Wednesday, February 25, 2009

Dust, revisited

I often say Ash Wednesday is my favorite liturgical holiday. Several years ago (in July, for whatever reason) I wrote a post about why that is, and I was thinking about it again today. Here's my meditation on this melancholy holy-day, copied from my old blog...

Approximately four-and-a-half years ago, I discovered the wonder and beauty of high-church worship. Admittedly, this took several months of steady attendance at an Episcopal church, given that I grew up Disciples of Christ, a notoriously anti-credal denomination.

Once involved in that Episcopal congregation, I observed Lent for the first time, beginning with that most unusual of high holy days, Ash Wednesday. I decided then and there that it was my favorite religious holiday." Remember that you are dust, and to dust you shall return," the priest intoned, marking an ashen cross on my forehead. While most ash impositions I've seen through the years end up looking like a smudgy thumbprint on the forehead, mine was a well-defined Greek cross an inch-and-a-half tall and wide.

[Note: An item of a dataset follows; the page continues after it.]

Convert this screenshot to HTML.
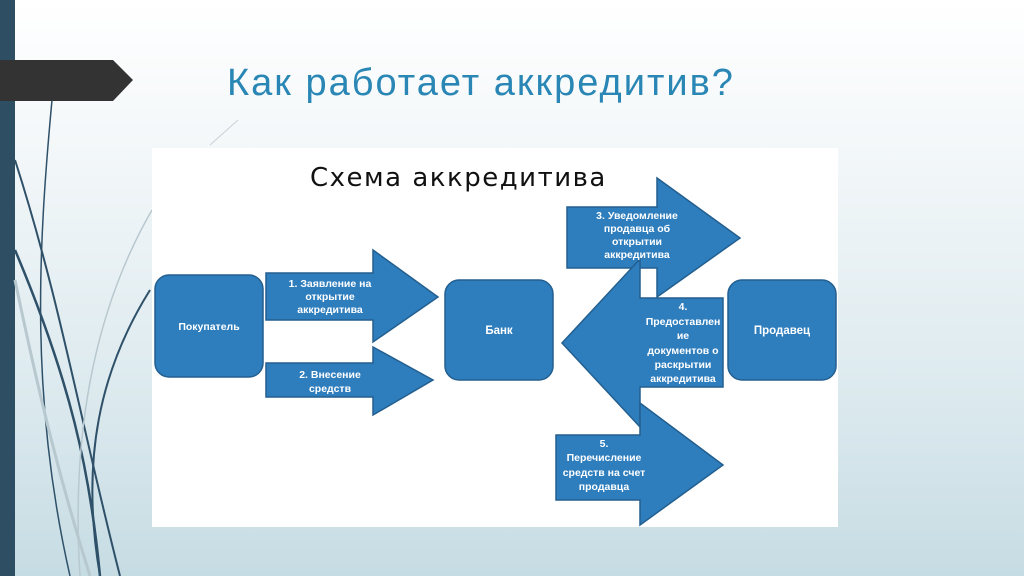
<!DOCTYPE html>
<html><head><meta charset="utf-8"><style>
html,body{margin:0;padding:0;width:1024px;height:576px;overflow:hidden}
body{background:linear-gradient(180deg,#ffffff 0%,#f1f6f8 30%,#dbe9ee 70%,#c6dce3 100%);font-family:"Liberation Sans","DejaVu Sans",sans-serif}
</style></head><body>
<svg width="1024" height="576" viewBox="0 0 1024 576" xmlns="http://www.w3.org/2000/svg" style="position:absolute;left:0;top:0">
<rect x="0" y="0" width="15" height="576" fill="#2e4e63"/>
<g fill="none">
<path d="M15 160 C60 300,80 420,120 576" stroke="#2e5069" stroke-width="2"/>
<path d="M52 100 C38 250,30 400,70 576" stroke="#2e5069" stroke-width="1.5"/>
<path d="M15 250 C70 380,90 470,100 576" stroke="#2e5069" stroke-width="2.5"/>
<path d="M150 290 C100 370,80 460,100 576" stroke="#2e5069" stroke-width="2"/>
<path d="M152 210 C100 300,70 420,80 576" stroke="#b8c8cf" stroke-width="1.5"/>
<path d="M15 280 C40 400,60 480,90 576" stroke="#b8c8cf" stroke-width="3"/>
<path d="M238 120 L210 145" stroke="#c8d2d6" stroke-width="1"/>
</g>
<path d="M0 60 L113 60 L133 80 L113 101 L0 101 Z" fill="#333333"/>
<text x="227" y="95" font-size="38" letter-spacing="2" fill="#2a87b5" font-family="Liberation Sans, DejaVu Sans, sans-serif">Как работает аккредитив?</text>
<rect x="152" y="148" width="686" height="379" fill="#ffffff"/>
<text x="310" y="186" font-size="26" letter-spacing="1.5" fill="#111" font-family="DejaVu Sans, sans-serif">Схема аккредитива</text>
<g fill="#2e7dbd" stroke="#235f8f" stroke-width="1.5">
<rect x="155" y="275" width="108" height="102" rx="14"/>
<rect x="445" y="280" width="108" height="100" rx="14"/>
<rect x="728" y="280" width="108" height="100" rx="14"/>
<path d="M266 273 L373 273 L373 250 L438 297 L373 342 L373 320 L266 320 Z"/>
<path d="M266 363 L373 363 L373 347 L433 380 L373 415 L373 397 L266 397 Z"/>
<path d="M567 207 L657 207 L657 178 L740 238 L657 297 L657 268 L567 268 Z"/>
<path d="M723 298 L640 298 L640 259 L562 343 L640 427 L640 387 L723 387 Z"/>
<path d="M556 435 L640 435 L640 403 L723 465 L640 525 L640 500 L556 500 Z"/>
</g>
<g fill="#ffffff" font-size="10.5" font-weight="bold" text-anchor="middle" font-family="Liberation Sans, DejaVu Sans, sans-serif">
<text x="209" y="330">Покупатель</text>
<text x="499" y="334" font-size="11.5">Банк</text>
<text x="782" y="334" font-size="11.5">Продавец</text>
<text x="330" y="287">1. Заявление на</text>
<text x="330" y="300">открытие</text>
<text x="330" y="313">аккредитива</text>
<text x="330" y="378">2. Внесение</text>
<text x="330" y="392">средств</text>
<text x="637" y="219">3. Уведомление</text>
<text x="637" y="232">продавца об</text>
<text x="637" y="245">открытии</text>
<text x="637" y="258">аккредитива</text>
<text x="683" y="310">4.</text>
<text x="683" y="325">Предоставлен</text>
<text x="683" y="339">ие</text>
<text x="683" y="354">документов о</text>
<text x="683" y="368">раскрытии</text>
<text x="683" y="382">аккредитива</text>
<text x="604" y="447">5.</text>
<text x="604" y="461">Перечисление</text>
<text x="604" y="476">средств на счет</text>
<text x="604" y="490">продавца</text>
</g>
</svg>
</body></html>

I wore it proudly, feeling a profound and silent connection with others I saw who had received ashes that day, knowing that they too embraced this ritual too often forgotten in most Protestant traditions.

I find the Ash Wednesday liturgy so meaningful because of those words spoken as the ashes are imposed: "Remember that you are dust, and to dust you shall return." Combine that with the overall message of solemnity and repentance preached that day, and one will be reminded of the brevity of life, and the weight one's relationship with God carries, given the fleeting and relatively (to the "great scheme of things") insignificant nature of our earthly existence.

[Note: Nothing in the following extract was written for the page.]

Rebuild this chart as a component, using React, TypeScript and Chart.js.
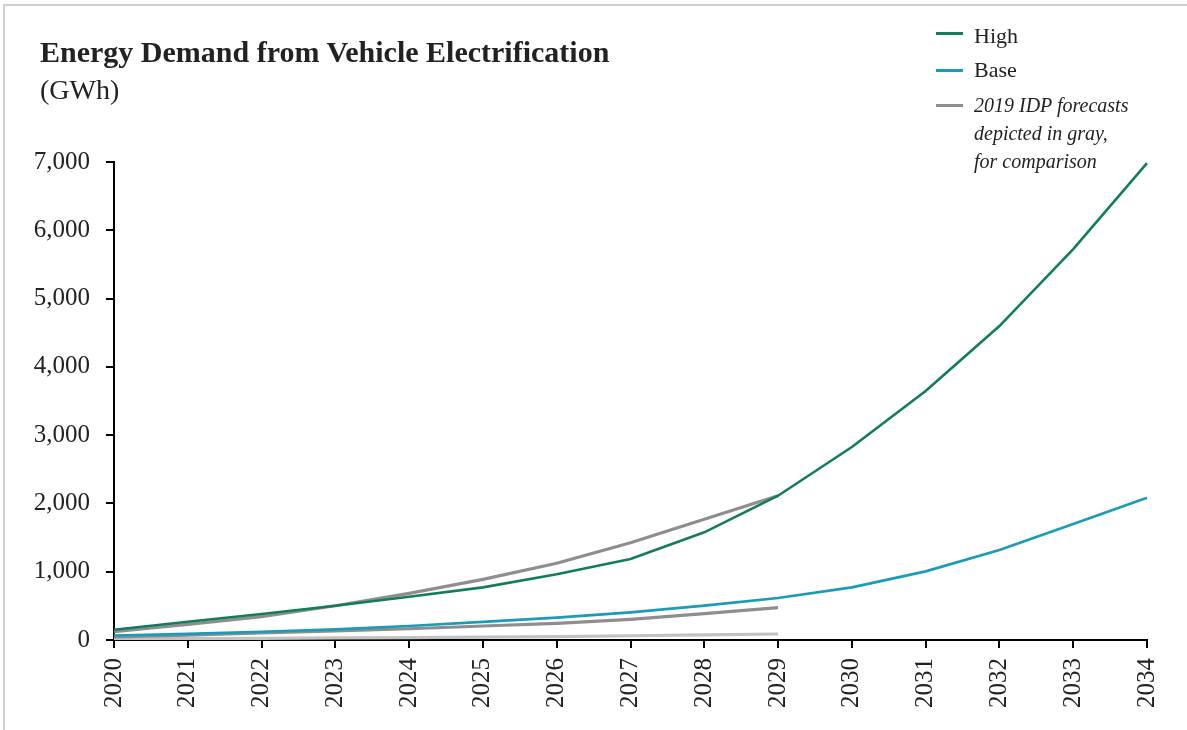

While many may take issue with my assertion that our lives are insignificant, let me explain that I cling to that thought out of horror that the burdens of stress, depression, and feelings of inadequacy may really matter in the long run. Rather, I cling to the hope that those things don't really matter, and that my petty human worries will, at the end of my days, seem like specks of dust in the vast expanse of infinite time and space. The writer of Ecclesiastes seems to understand this line of thinking, asserting "Everything is hevel." "Everything is meaningless," some English translations say it, but a more accurate translation is vapor, vanity, or dust. Everything is vapor. All we are is dust in the wind, as the song says.

I remember a night in college, during the semester I took Astronomy. Having learned just how vast the universe is, and how small even our whole galaxy is in comparison to all of space, I looked up at the sky with a new perspective. Distressed over whatever guy was causing me trouble at the time, I cried out to God, and yet at the same time thought, "Why should my problems matter? If the Milky Way is but a speck, how small is Earth, and how much smaller is my own aching heart?" Yet, in the midst of that existential realization, I believed that God still cared, no matter how small I am. It was I who needed to see my problems as but a speck.

As one of my favorite Christian songs says, "I am a flower quickly fading, here today and gone tomorrow, a wave tossed in the ocean, a vapor in the wind. Still, You hear me when I'm calling, You catch me when I'm falling, and You told me who I am. I am Yours." That "still" is so poignant there, offering the listener the dual comfort of knowing the difficulties of one's life are fleeting, and yet God still cares.

I, for one, feel lucky to be dust.

1 comment:

SpeasHill said...

Now, THAT'S what I'm talkin' about. Also one of my favorite songs, for the very same reasons.